Slowdive en Joy Eslava, Madrid: un viaje onírico alucinante

Tras cancelar en el último momento en Mad Cool 2017 por respeto a la muerte de Pedro Aunión, se esperaba que Slowdive volviesen a España en algún momento de 2018. La verdad es que no nos podemos quejar: Barcelona, Madrid, Vigo y de nuevo Barcelona en Primavera Sound. Mi cita era en la capital, más concretamente en Joy Eslava. Y he de decir que desde el primer momento en el que anunciaron el concierto, debido al exitoso comeback que ha supuesto su enorme disco homónimo, el aforo de la sala me parecía algo insuficiente. Las entradas llevaban agotadas semanas y al acudir ayer comprobé que estaba hasta los topes. Demasiado. Un colega me dijo: «esto parece Madrid Arena». Y un poco, la verdad. No digo que superase los límites legales de aforo, no soy un experto en la materia, pero el agobio era una constante, especialmente en los primeros minutos.

Tras situarme más o menos bien, dentro de mis posibilidades, el concierto comenzó puntual, apareciendo los cinco miembros en escena, con Rachel Goswell y  Neil Halstead en primer plano, obviamente (aunque él algo esquinado, como cediendo protagonismo a ella). Abrieron la veda con el tema que inaugura su último álbum, Slomo, y además de esta, tocaron cuatro canciones más del mismo (cinco de ocho, no está mal). Especialmente aplaudidas fueron, obviamente, Sugar for the pill y Star roving, esta última entre nuestro top 5 de 2017 (para mí, una de esas canciones que te cambian la vida).
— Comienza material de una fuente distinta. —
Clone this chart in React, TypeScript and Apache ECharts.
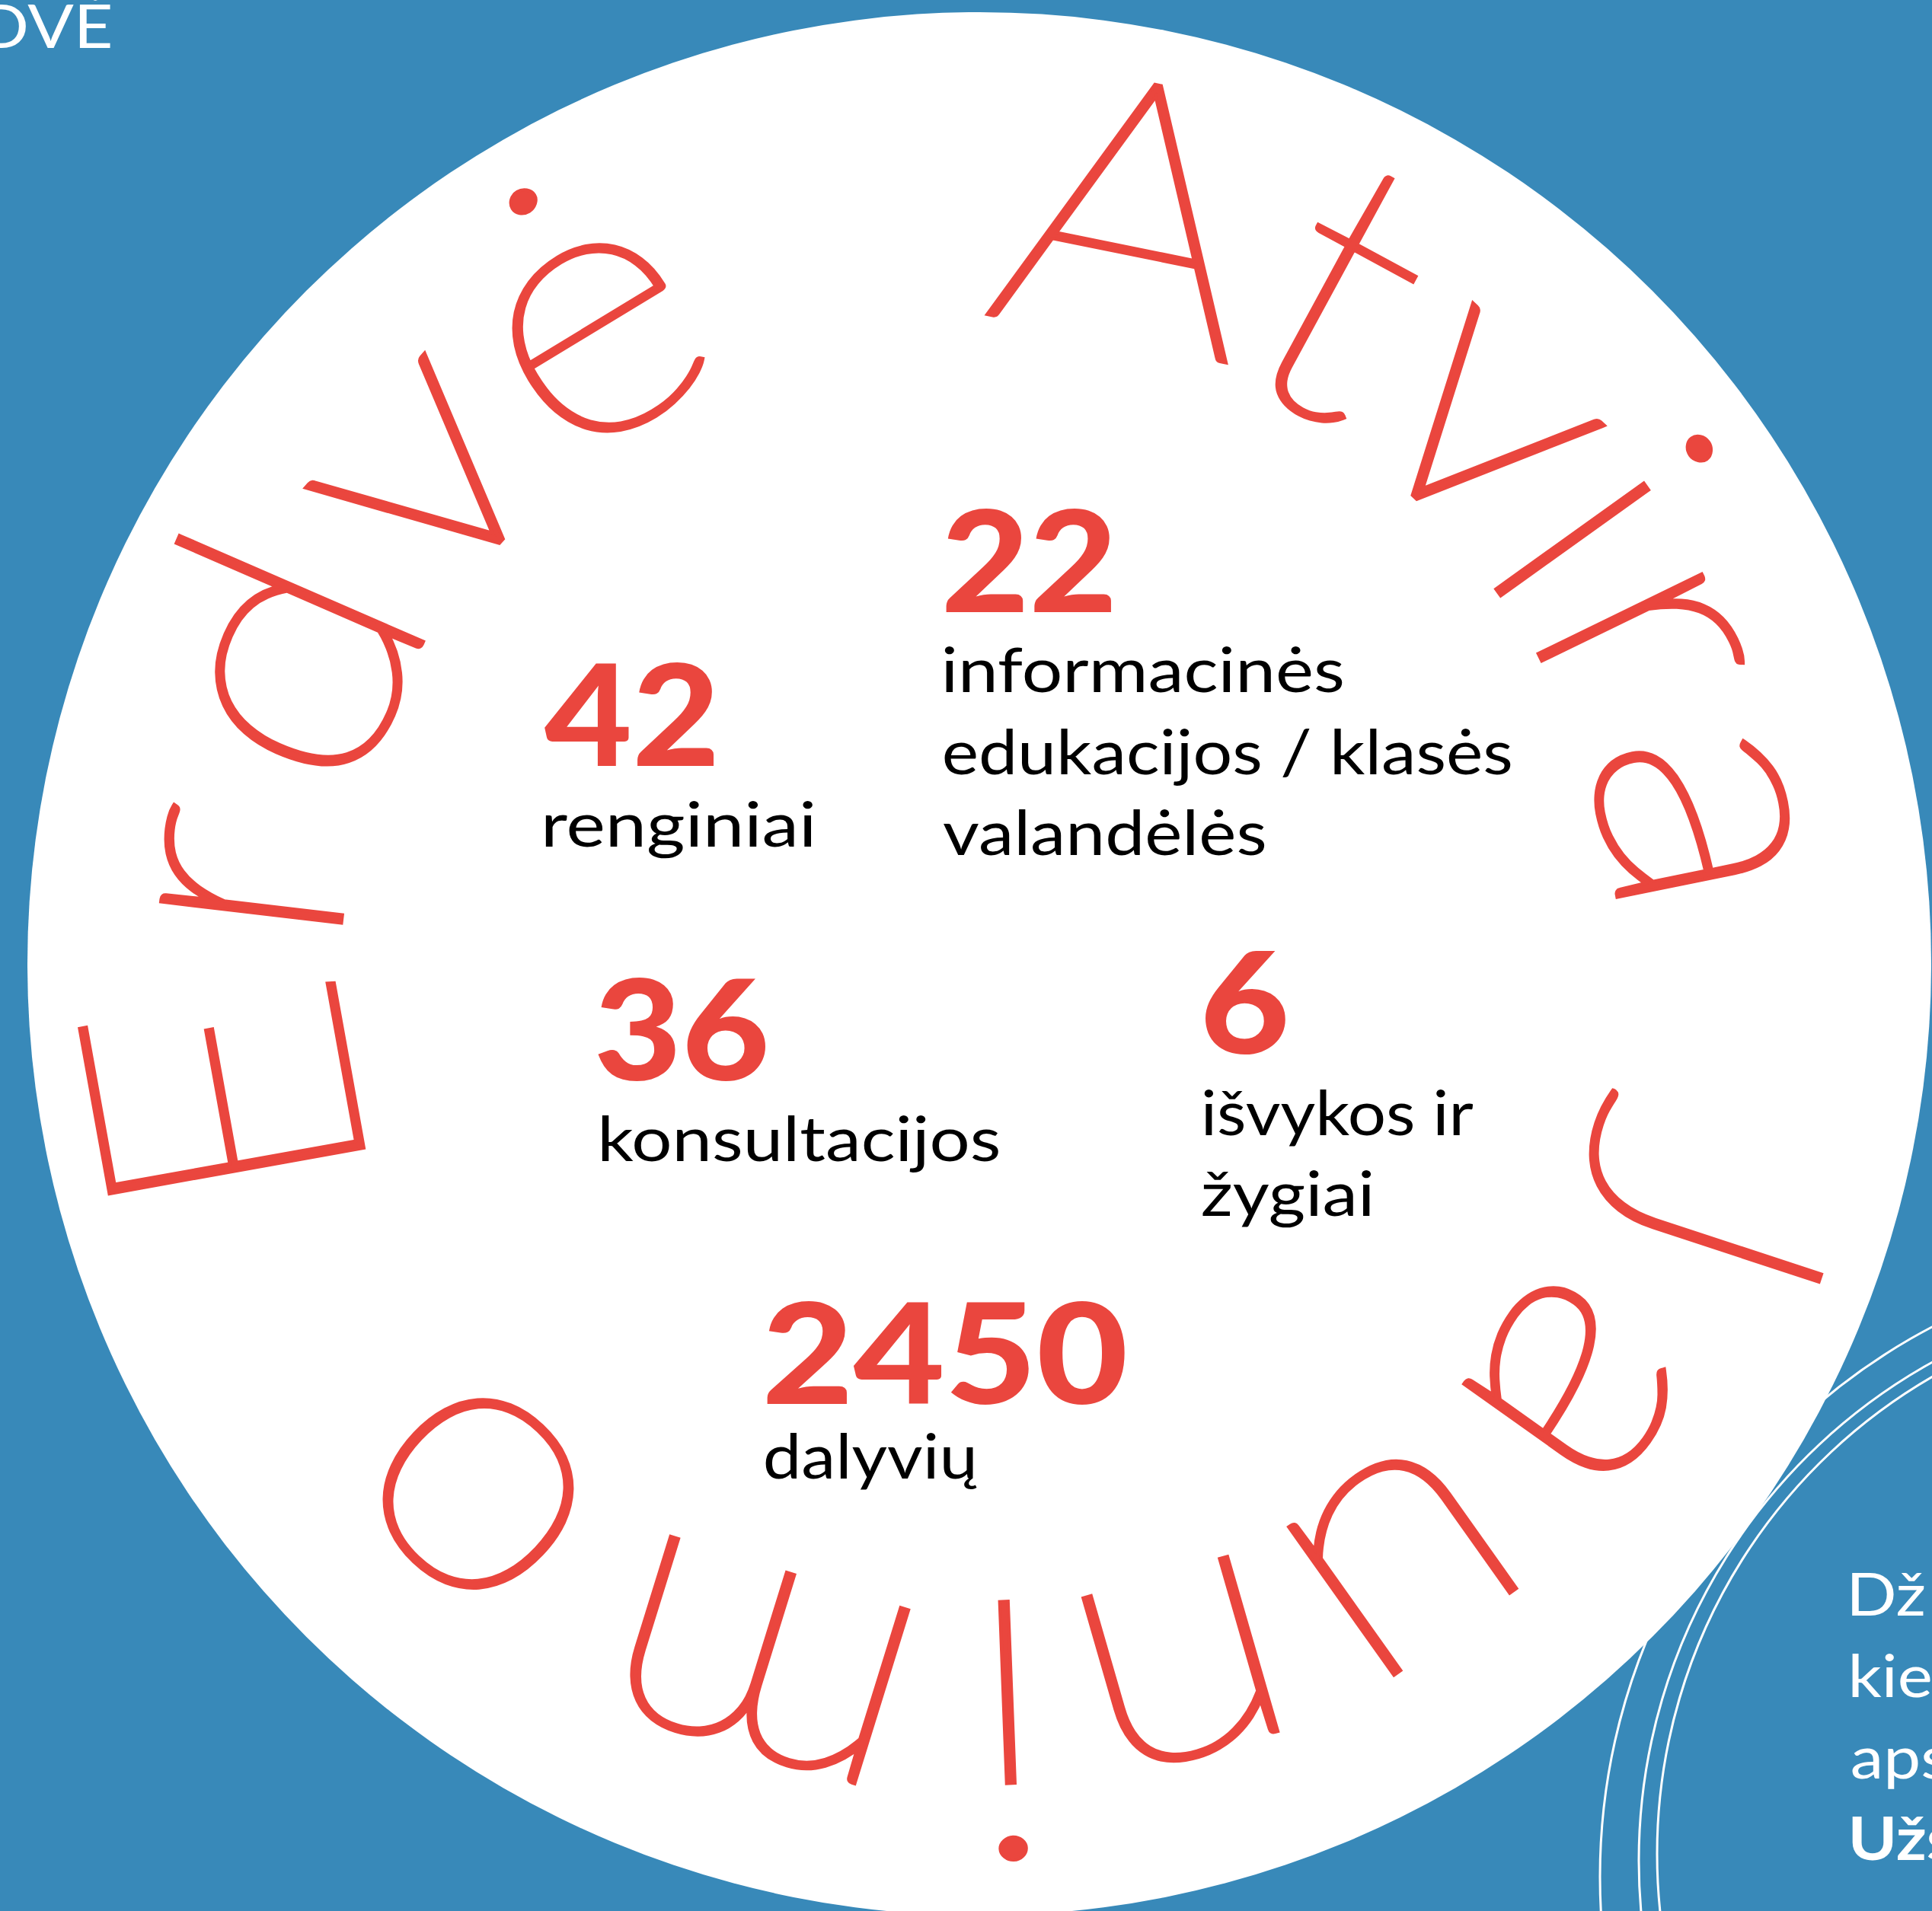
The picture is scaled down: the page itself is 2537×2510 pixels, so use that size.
import React, { useEffect, useRef } from "react";
import * as echarts from "echarts";

// ---------- data ----------
const statValues = ["42", "22", "36", "6", "2450"];
const statLabels = [
  ["renginiai"],
  ["informacinės", "edukacijos / klasės", "valandėlės"],
  ["konsultacijos"],
  ["išvykos ir", "žygiai"],
  ["dalyvių"],
];
const ringLetters = ["A", "t", "v", "i", "r", "a", "J", "a", "u", "n", "i", "m", "o", "E", "r", "d", "v", "ė"];
const ringAngles = [11.5, 28.5, 43, 54.4, 64, 78.5, 108.2, 125.4, 144.6, 163.9, 177.8, 197.2, 223.4, 259.8, 276.7, 293.5, 311.5, 328.7];
const cornerText = "DVĖ";
const sideLines = ["Dž", "kie", "aps", "Užs"];

// ---------- layout ----------
const W = 2537;
const H = 2510;
const CX = 1286;
const CY = 1266;
const R = 1250;
const RB = 840; // baseline radius of ring letters
const BLUE = "#3889b9";
const RED = "#ea463e";
const FAM = "Lato, 'Open Sans', sans-serif";
const RING_FONT = `200 480px ${FAM}`;
const RING_SX = 1.1;
const NUM_FONT = `900 190px ${FAM}`;
const LABEL_FONT = `400 82px ${FAM}`;

// ink boxes of the numbers [left, top, right, bottom]
const valueBoxes = [
  [715, 871, 938, 1007],
  [1242, 668, 1460, 804],
  [785, 1284, 1005, 1421],
  [1583, 1250, 1688, 1387],
  [1007, 1710, 1477, 1847],
];
// per label line: [left, right, baseline]
const labelLines = [
  [[716, 1068, 1112]],
  [[1240, 1763, 909], [1240, 1984, 1017], [1238, 1661, 1123]],
  [[790, 1312, 1525]],
  [[1581, 1935, 1491], [1579, 1801, 1597]],
  [[1005, 1283, 1942]],
];
const sideLeft = 2432;
const sideBaselines = [2122, 2229, 2336, 2443];
const rings = [
  [2917, 2465, 816],
  [2901, 2444, 749],
  [2900, 2435, 724],
];

let ctx: CanvasRenderingContext2D | null = null;
function measure(text: string, font: string) {
  if (!ctx) ctx = document.createElement("canvas").getContext("2d");
  const c = ctx as CanvasRenderingContext2D;
  c.font = font;
  c.textBaseline = "alphabetic";
  c.textAlign = "left";
  const m = c.measureText(text);
  const size = parseFloat(font.split(" ")[1]);
  return {
    abl: m.actualBoundingBoxLeft,
    abr: m.actualBoundingBoxRight,
    aba: m.actualBoundingBoxAscent,
    abd: m.actualBoundingBoxDescent,
    fa: (m as any).fontBoundingBoxAscent ?? size * 0.987,
    fd: (m as any).fontBoundingBoxDescent ?? size * 0.213,
  };
}

function textEl(text: string, font: string, fill: string, x: number, y: number, sx = 1, sy = 1, rotation = 0, align = "left", extra: any = {}) {
  return {
    type: "text",
    x,
    y,
    scaleX: sx,
    scaleY: sy,
    rotation,
    silent: true,
    style: { text, font, fill, textAlign: align, textVerticalAlign: "middle", verticalAlign: "middle", ...extra },
  };
}

function fitBox(text: string, font: string, fill: string, box: number[]) {
  const [L, T, Rr, B] = box;
  const m = measure(text, font);
  const sx = (Rr - L) / (m.abl + m.abr);
  const sy = (B - T) / (m.aba + m.abd);
  const c = (m.fa - m.fd) / 2;
  const x0 = L + sx * m.abl;
  const y0 = T + sy * m.aba - sy * c;
  return textEl(text, font, fill, x0, y0, sx, sy);
}

function fitLine(text: string, font: string, fill: string, L: number, Rr: number, base: number) {
  const m = measure(text, font);
  const sx = (Rr - L) / (m.abl + m.abr);
  const c = (m.fa - m.fd) / 2;
  return textEl(text, font, fill, L + sx * m.abl, base - c, sx, 1);
}

function buildElements() {
  const els: any[] = [];
  rings.forEach(([x, y, r]) =>
    els.push({ type: "circle", silent: true, shape: { cx: x, cy: y, r }, style: { fill: "none", stroke: "#ffffff", lineWidth: 3 } })
  );
  els.push({ type: "circle", silent: true, shape: { cx: CX, cy: CY, r: R }, style: { fill: "#ffffff" } });

  ringLetters.forEach((ch, i) => {
    const th = (ringAngles[i] * Math.PI) / 180;
    const m = measure(ch, RING_FONT);
    const c = (m.fa - m.fd) / 2;
    const rr = RB + c;
    els.push(
      textEl(ch, RING_FONT, RED, CX + rr * Math.sin(th), CY - rr * Math.cos(th), RING_SX, 1, -th, "center", {
        stroke: RED,
        lineWidth: 8,
        lineJoin: "miter",
      })
    );
  });

  statValues.forEach((v, i) => {
    els.push(fitBox(v, NUM_FONT, RED, valueBoxes[i]));
    statLabels[i].forEach((line, j) => {
      const [L, Rr, base] = labelLines[i][j];
      els.push(fitLine(line, LABEL_FONT, "#000000", L, Rr, base));
    });
  });

  // corner text, top-left
  {
    const font = `400 80px ${FAM}`;
    const m = measure(cornerText, font);
    const sx = 1.12;
    const c = (m.fa - m.fd) / 2;
    els.push(textEl(cornerText, font, "#ffffff", 145 - sx * m.abr, 63 - c, sx, 1));
  }
  // side text, bottom-right
  sideLines.forEach((t, i) => {
    const font = `${i === 3 ? 700 : 400} 78px ${FAM}`;
    const m = measure(t, font);
    const sx = 1.12;
    const c = (m.fa - m.fd) / 2;
    els.push(textEl(t, font, "#ffffff", sideLeft + sx * m.abl, sideBaselines[i] - c, sx, 1));
  });
  return els;
}

export default function App() {
  const ref = useRef<HTMLDivElement>(null);
  useEffect(() => {
    document.body.style.margin = "0";
    if (!ref.current) return;
    const chart = echarts.init(ref.current, null, { renderer: "svg" });
    chart.setOption({
      animation: false,
      backgroundColor: BLUE,
      graphic: { elements: buildElements() },
    });
    return () => chart.dispose();
  }, []);
  return <div ref={ref} style={{ width: W, height: H, overflow: "hidden" }} />;
}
Por supuesto sus tres discos antiguos también tuvieron su espacio, con un buen equilibro de temas entre todos, pero con el mítico Souvlaki a la cabeza (tocaron cinco también: Alison, When the sun hits, Souvlaki Space Station, 40 days y Dagger). Por lo general bastante fieles a las originales, pero con suficientes matices únicos del directo que aportaban cierta frescura a sus clásicos, pero también a las nuevas canciones. Y mención especial a la versión de Golden hair de Syd Barrett, que comenzaba misteriosa y delicada, al estilo Twin Peaks, y derivaba y terminaba en post-rock «bigger than life».

Sin embargo un notable setlist no vale de mucho sin una buena calidad de sonido. A la salida comenté con otro amigo (¡es que ahí se reunió todo el mundo!) acerca del temor a que su estilo expansivo no casase demasiado con la acústica de la sala, pero gracias a Dios los miedos se disiparon al minuto uno. Además de una magnífica calidad, el equilibro de sonido entre voces e instrumentos era encomiable, respetando la esencia del shoegaze, donde las voces se suelen diluir, pero sin que estas se conviertan en una mera anécdota (como les sucede en directo a otras bandas que no se etiquetarían en el género precisamente).

Todo ello propició la experiencia que los amantes del mejor shoegaze esperábamos, esa en la que puedes cerrar los ojos y flotar sobre la masa. Sin embargo, para ayudar a redondear la experiencia, tampoco era tan mala idea abrirlos. Y es que los visuales, de carácter abstracto por lo general, eran en su mayoría espectaculares (aunque algunos no tanto: parecían sacados del peor Winamp), y no solo se proyectaban sobre la pantalla, sino sobre ellos mismos. Una nebulosa visual que envolvía la sala, potenciando la música y generando así la atmósfera perfecta para desconectar y perderse. O casi.

Y es que estábamos rodeados de pesados que Dios sabe por qué pagan dinero por un concierto en el que solo dan por culo. Y más en uno de este corte, etéreo y ensoñador. Otra amiga que se encontraba a unos metros de mí también me contó lo mismo, y durante el concierto se oían gritos de ciertos individuos que creían que asistían a un concierto de Sex Pistols. Pero a veces ni el retraso mental del personal conseguía mitigar la fuerza sonora del quinteto. Así de grandes fueron; así de grandes son, en general. Por cierto, Neil Halstead, ahora solo con bigote, es todo un sugar daddy.